Can you imagine how he must have felt when he realized that everything happening was done by the hand of God just so that he could be saved…!
The jailer got saved then he was baptized. His life immediately began to change, as he tried to make amends for his sinful life. As a matter of fact, he was so excited about the change in his life that he told his entire household, and they got saved!
He may have been the very man who put those stripes on the backs of Paul and Silas but now he is washing them.
Before he didn’t care if Paul and Silas starved but now he is feeding them.
Remember that I have told you over and over that when you really get saved real change takes place in your life!
I read about a soldier on a battlefield, who lay dying.
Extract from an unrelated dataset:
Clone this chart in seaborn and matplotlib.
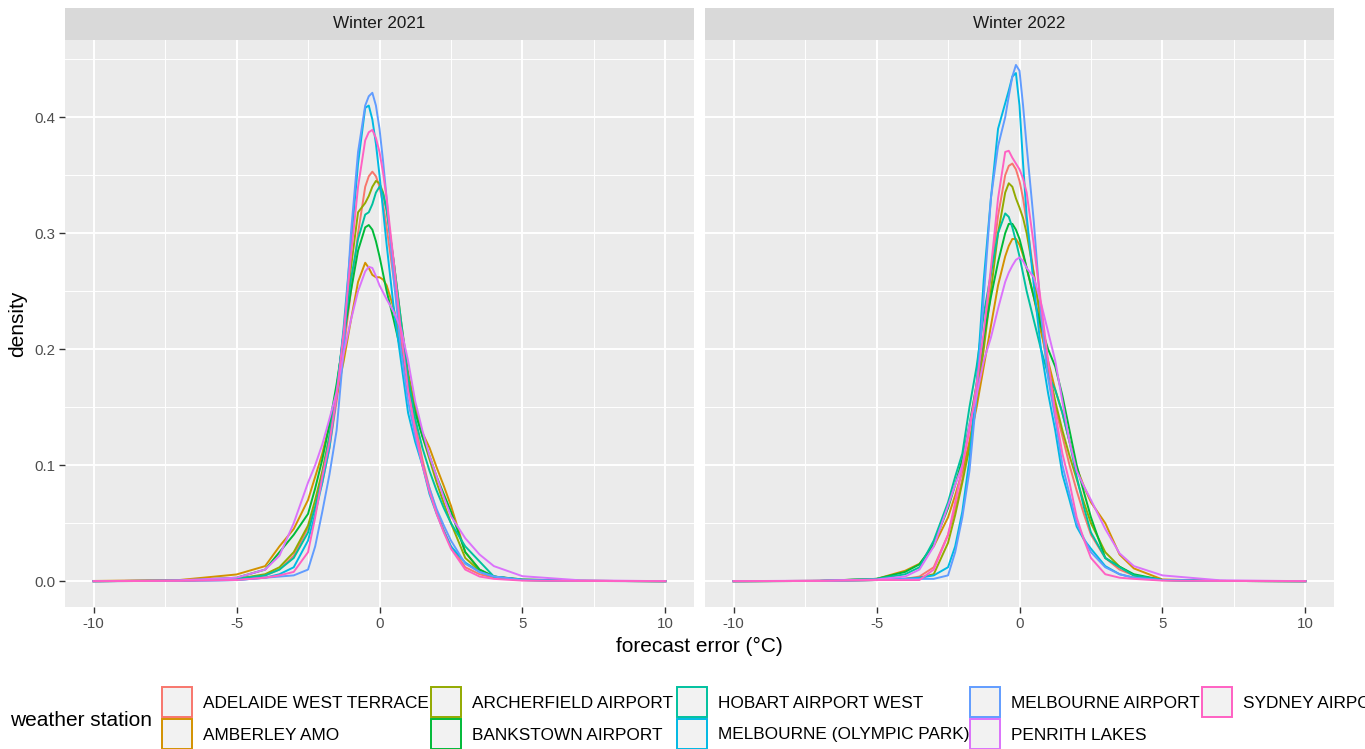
import numpy as np
import pandas as pd
import matplotlib
matplotlib.use("Agg")
import matplotlib.pyplot as plt
from matplotlib.patches import Rectangle
from matplotlib.ticker import FixedLocator
import seaborn as sns

# ---------------- data ----------------
error_grid = [-10, -7, -5, -4, -3.5, -3, -2.5, -2.25, -2, -1.75, -1.5, -1.25, -1, -0.75, -0.5, -0.375,
              -0.25, -0.125, 0, 0.125, 0.25, 0.5, 0.75, 1, 1.25, 1.5, 1.75, 2, 2.25, 2.5, 3, 3.5, 4, 5, 7, 10]

stations = ["ADELAIDE WEST TERRACE", "AMBERLEY AMO", "ARCHERFIELD AIRPORT", "BANKSTOWN AIRPORT",
            "HOBART AIRPORT WEST", "MELBOURNE (OLYMPIC PARK)", "MELBOURNE AIRPORT",
            "PENRITH LAKES", "SYDNEY AIRPORT"]
panels = ["Winter 2021", "Winter 2022"]

# Winter 2021 densities
adelaide_2021 = [0, 0.0005, 0.002, 0.005, 0.01, 0.022, 0.046, 0.064, 0.085, 0.115, 0.155, 0.2, 0.25, 0.30, 0.34, 0.349,
                 0.353, 0.349, 0.34, 0.325, 0.305, 0.26, 0.215, 0.17, 0.135, 0.105, 0.08, 0.06, 0.044, 0.03, 0.012, 0.006, 0.003, 0.001, 0.0003, 0]
amberley_2021 = [0.0002, 0.001, 0.0058, 0.013, 0.03, 0.045, 0.07, 0.09, 0.11, 0.135, 0.16, 0.19, 0.225, 0.258, 0.2745, 0.27,
                 0.264, 0.262, 0.262, 0.26, 0.255, 0.235, 0.205, 0.175, 0.15, 0.128, 0.115, 0.098, 0.082, 0.065, 0.025, 0.01, 0.004, 0.0015, 0.0003, 0]
archerfield_2021 = [0, 0.0005, 0.002, 0.006, 0.012, 0.025, 0.048, 0.07, 0.095, 0.125, 0.165, 0.215, 0.27, 0.318, 0.326, 0.332,
                    0.34, 0.345, 0.343, 0.335, 0.32, 0.275, 0.225, 0.18, 0.15, 0.125, 0.105, 0.085, 0.067, 0.05, 0.02, 0.009, 0.004, 0.001, 0.0003, 0]
bankstown_2021 = [0, 0.0005, 0.003, 0.01, 0.025, 0.04, 0.058, 0.08, 0.105, 0.135, 0.17, 0.21, 0.25, 0.285, 0.305, 0.307,
                  0.303, 0.293, 0.28, 0.265, 0.25, 0.225, 0.198, 0.17, 0.145, 0.125, 0.108, 0.09, 0.075, 0.06, 0.025, 0.01, 0.004, 0.001, 0.0003, 0]
hobart_2021 = [0, 0.0005, 0.002, 0.005, 0.01, 0.02, 0.042, 0.064, 0.09, 0.125, 0.165, 0.215, 0.26, 0.295, 0.316, 0.318,
               0.325, 0.335, 0.34, 0.334, 0.32, 0.275, 0.225, 0.175, 0.14, 0.115, 0.095, 0.078, 0.063, 0.05, 0.03, 0.017, 0.004, 0.0015, 0.0003, 0]
olympic_2021 = [0, 0.0003, 0.001, 0.003, 0.006, 0.012, 0.035, 0.058, 0.085, 0.115, 0.16, 0.22, 0.29, 0.36, 0.408, 0.41,
                0.398, 0.377, 0.35, 0.32, 0.29, 0.235, 0.19, 0.145, 0.12, 0.1, 0.075, 0.058, 0.043, 0.03, 0.016, 0.008, 0.004, 0.001, 0.0002, 0]
melb_airport_2021 = [0, 0.0003, 0.001, 0.003, 0.004, 0.005, 0.01, 0.03, 0.06, 0.092, 0.13, 0.2, 0.3, 0.37, 0.41, 0.418,
                     0.421, 0.41, 0.39, 0.362, 0.33, 0.26, 0.2, 0.155, 0.125, 0.1, 0.08, 0.062, 0.048, 0.035, 0.015, 0.008, 0.004, 0.001, 0.0002, 0]
penrith_2021 = [0, 0.0008, 0.003, 0.01, 0.022, 0.05, 0.085, 0.1, 0.118, 0.14, 0.163, 0.197, 0.225, 0.25, 0.267, 0.271,
                0.27, 0.263, 0.255, 0.249, 0.243, 0.232, 0.218, 0.19, 0.155, 0.13, 0.108, 0.09, 0.072, 0.056, 0.037, 0.023, 0.013, 0.0043, 0.0008, 0]
sydney_2021 = [0, 0.0003, 0.001, 0.003, 0.005, 0.008, 0.025, 0.055, 0.09, 0.12, 0.16, 0.215, 0.28, 0.34, 0.38, 0.387,
               0.389, 0.382, 0.37, 0.352, 0.33, 0.275, 0.215, 0.165, 0.13, 0.1, 0.077, 0.058, 0.042, 0.028, 0.01, 0.004, 0.002, 0.0005, 0.0002, 0]

# Winter 2022 densities
adelaide_2022 = [0, 0.0003, 0.001, 0.002, 0.004, 0.012, 0.04, 0.062, 0.088, 0.12, 0.16, 0.21, 0.265, 0.315, 0.35, 0.358,
                 0.36, 0.355, 0.345, 0.33, 0.31, 0.265, 0.22, 0.18, 0.15, 0.125, 0.1, 0.078, 0.058, 0.04, 0.02, 0.01, 0.005, 0.001, 0.0002, 0]
amberley_2022 = [0, 0.0003, 0.002, 0.009, 0.015, 0.03, 0.055, 0.074, 0.095, 0.12, 0.15, 0.185, 0.22, 0.255, 0.28, 0.289,
                 0.295, 0.295, 0.29, 0.281, 0.27, 0.245, 0.215, 0.19, 0.165, 0.145, 0.12, 0.098, 0.082, 0.068, 0.05, 0.023, 0.011, 0.0015, 0.0002, 0]
archerfield_2022 = [0, 0.0002, 0.001, 0.002, 0.003, 0.006, 0.033, 0.057, 0.085, 0.115, 0.155, 0.2, 0.25, 0.3, 0.335, 0.343,
                    0.34, 0.33, 0.322, 0.313, 0.3, 0.265, 0.225, 0.185, 0.155, 0.13, 0.108, 0.088, 0.068, 0.05, 0.025, 0.0125, 0.005, 0.001, 0.0002, 0]
bankstown_2022 = [0, 0.0002, 0.002, 0.008, 0.0145, 0.032, 0.063, 0.083, 0.105, 0.135, 0.17, 0.21, 0.245, 0.275, 0.3, 0.308,
                  0.308, 0.303, 0.295, 0.283, 0.27, 0.245, 0.22, 0.2, 0.185, 0.16, 0.13, 0.1, 0.077, 0.055, 0.02, 0.0125, 0.006, 0.001, 0.0002, 0]
hobart_2022 = [0, 0.0003, 0.002, 0.006, 0.012, 0.035, 0.068, 0.09, 0.11, 0.15, 0.185, 0.23, 0.265, 0.3, 0.317, 0.314,
               0.305, 0.293, 0.28, 0.265, 0.25, 0.225, 0.2, 0.178, 0.165, 0.145, 0.12, 0.09, 0.064, 0.042, 0.02, 0.012, 0.005, 0.001, 0.0002, 0]
olympic_2022 = [0, 0.0002, 0.001, 0.002, 0.003, 0.005, 0.012, 0.03, 0.06, 0.105, 0.17, 0.26, 0.33, 0.39, 0.412, 0.423,
                0.435, 0.438, 0.41, 0.36, 0.315, 0.255, 0.2, 0.162, 0.13, 0.092, 0.07, 0.047, 0.036, 0.028, 0.013, 0.006, 0.003, 0.001, 0.0002, 0]
melb_airport_2022 = [0, 0.0002, 0.001, 0.002, 0.002, 0.002, 0.005, 0.025, 0.055, 0.095, 0.16, 0.245, 0.33, 0.375, 0.4, 0.418,
                     0.435, 0.445, 0.44, 0.41, 0.375, 0.31, 0.23, 0.175, 0.14, 0.1, 0.075, 0.05, 0.037, 0.025, 0.012, 0.006, 0.003, 0.001, 0.0002, 0]
penrith_2022 = [0, 0.0005, 0.0015, 0.004, 0.01, 0.03, 0.065, 0.083, 0.1, 0.135, 0.16, 0.19, 0.21, 0.235, 0.258, 0.266,
                0.272, 0.277, 0.279, 0.276, 0.27, 0.262, 0.24, 0.215, 0.19, 0.155, 0.12, 0.095, 0.082, 0.07, 0.045, 0.024, 0.013, 0.005, 0.0008, 0]
sydney_2022 = [0, 0.0002, 0.001, 0.001, 0.001, 0.01, 0.04, 0.068, 0.098, 0.13, 0.17, 0.215, 0.27, 0.33, 0.37, 0.371,
               0.365, 0.36, 0.355, 0.347, 0.335, 0.29, 0.24, 0.19, 0.145, 0.11, 0.085, 0.055, 0.036, 0.02, 0.006, 0.003, 0.002, 0.0005, 0.0002, 0]

x_ticks = [-10, -5, 0, 5, 10]
y_ticks = [0.0, 0.1, 0.2, 0.3, 0.4]

series = {
    "Winter 2021": [adelaide_2021, amberley_2021, archerfield_2021, bankstown_2021, hobart_2021,
                    olympic_2021, melb_airport_2021, penrith_2021, sydney_2021],
    "Winter 2022": [adelaide_2022, amberley_2022, archerfield_2022, bankstown_2022, hobart_2022,
                    olympic_2022, melb_airport_2022, penrith_2022, sydney_2022],
}

rows = []
for panel in panels:
    for st, vals in zip(stations, series[panel]):
        for xv, dv in zip(error_grid, vals):
            rows.append((panel, st, xv, dv))
df = pd.DataFrame(rows, columns=["panel", "station", "error", "density"])

# ---------------- styling ----------------
colors = ["#F8766D", "#D39200", "#93AA00", "#00BA38", "#00C19F",
          "#00B9E3", "#619CFF", "#DB72FB", "#FF61C3"]
palette = dict(zip(stations, colors))

plt.rcParams['font.family'] = ['Liberation Sans', 'DejaVu Sans']

W, H = 1365, 749
fig = plt.figure(figsize=(W / 100, H / 100), dpi=100)

def fx(px):
    return px / W

def fy(py):
    return 1 - py / H

panel_boxes = [(65, 694), (705, 1334)]
top, bottom, strip_top = 40, 607, 8

for (x0, x1), panel in zip(panel_boxes, panels):
    ax = fig.add_axes([fx(x0), fy(bottom), (x1 - x0) / W, (bottom - top) / H])
    ax.set_facecolor("#EBEBEB")
    sub = df[df.panel == panel]
    sns.lineplot(data=sub, x="error", y="density", hue="station", hue_order=stations,
                 palette=palette, estimator=None, sort=False, linewidth=1.4,
                 legend=False, ax=ax)
    for ln in ax.lines:
        ln.set_solid_joinstyle("round")
    ax.set_xlim(-11, 11)
    ax.set_ylim(-0.02225, 0.4665)
    ax.xaxis.set_major_locator(FixedLocator(x_ticks))
    ax.xaxis.set_minor_locator(FixedLocator([-7.5, -2.5, 2.5, 7.5]))
    ax.yaxis.set_major_locator(FixedLocator(y_ticks))
    ax.yaxis.set_minor_locator(FixedLocator([0.05, 0.15, 0.25, 0.35, 0.45]))
    ax.grid(which="major", color="white", linewidth=1.4)
    ax.grid(which="minor", color="white", linewidth=0.7)
    ax.set_axisbelow(True)
    for s in ax.spines.values():
        s.set_visible(False)
    ax.tick_params(which="minor", length=0)
    ax.tick_params(which="major", length=4, width=1, color="#333333",
                   labelcolor="#4D4D4D", labelsize=10.8, pad=3)
    ax.set_xticklabels([str(t) for t in x_ticks])
    if x0 == 65:
        ax.set_yticklabels([f"{t:.1f}" for t in y_ticks])
    else:
        ax.tick_params(axis="y", left=False, labelleft=False)
    ax.set_xlabel("")
    ax.set_ylabel("")
    # strip
    fig.add_artist(Rectangle((fx(x0), fy(top)), (x1 - x0) / W, (top - strip_top) / H,
                             transform=fig.transFigure, facecolor="#D9D9D9", edgecolor="none"))
    fig.text(fx((x0 + x1) / 2), fy((top + strip_top) / 2), panel, ha="center", va="center",
             fontsize=12.3, color="#1A1A1A")

fig.text(fx(699.5), fy(646), "forecast error (°C)", ha="center", va="center", fontsize=15, color="black")
fig.text(fx(18), fy(323.5), "density", ha="center", va="center", rotation=90, fontsize=15, color="black")

# legend (bottom, 2 rows, filled by column)
fig.text(fx(10), fy(720), "weather station", ha="left", va="center", fontsize=15, color="black")
key_x = [162, 431, 677, 970, 1202]
key_y = [687, 719]
for i, (st, col) in enumerate(zip(stations, colors)):
    c, r = i // 2, i % 2
    kx, ky = key_x[c], key_y[r]
    fig.add_artist(Rectangle((fx(kx), fy(ky + 30)), 30 / W, 30 / H, transform=fig.transFigure,
                             facecolor="#F2F2F2", edgecolor=col, linewidth=1.4, clip_on=False))
    fig.text(fx(kx + 41), fy(ky + 16), st, ha="left", va="center", fontsize=12.4, color="black")

fig.savefig("out.png", dpi=100)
His chaplain knelt beside him, told him he wouldn’t make it, asked if he could do anything for him. This young man had led a wicked life and had hurt a lot of people deeply. He looked at the chaplain and said, “sir, there’s nothing anybody can do for me right now, what I need is somebody who can “undo” some things for me…”
Is that what you need today? Do you need someone who can undo some of the things you’ve done? If so I want you to that there is someone who can undo that life spent in sin. There is someone who can undo the wrong in your life. His Name is Jesus. He is your answer!
Many stumble over salvation, not because it’s difficult, but because it’s so easy. Many can’t figure out why it doesn’t seem to work.
They say “I repeated the words the pastor told me to say but nothing changed.” My question would be; “did you truly believe in your heart?” It’s not about what you say but what you believe.
See Jesus did the hard part, at Calvary. All you have to do is believe and accept His gift.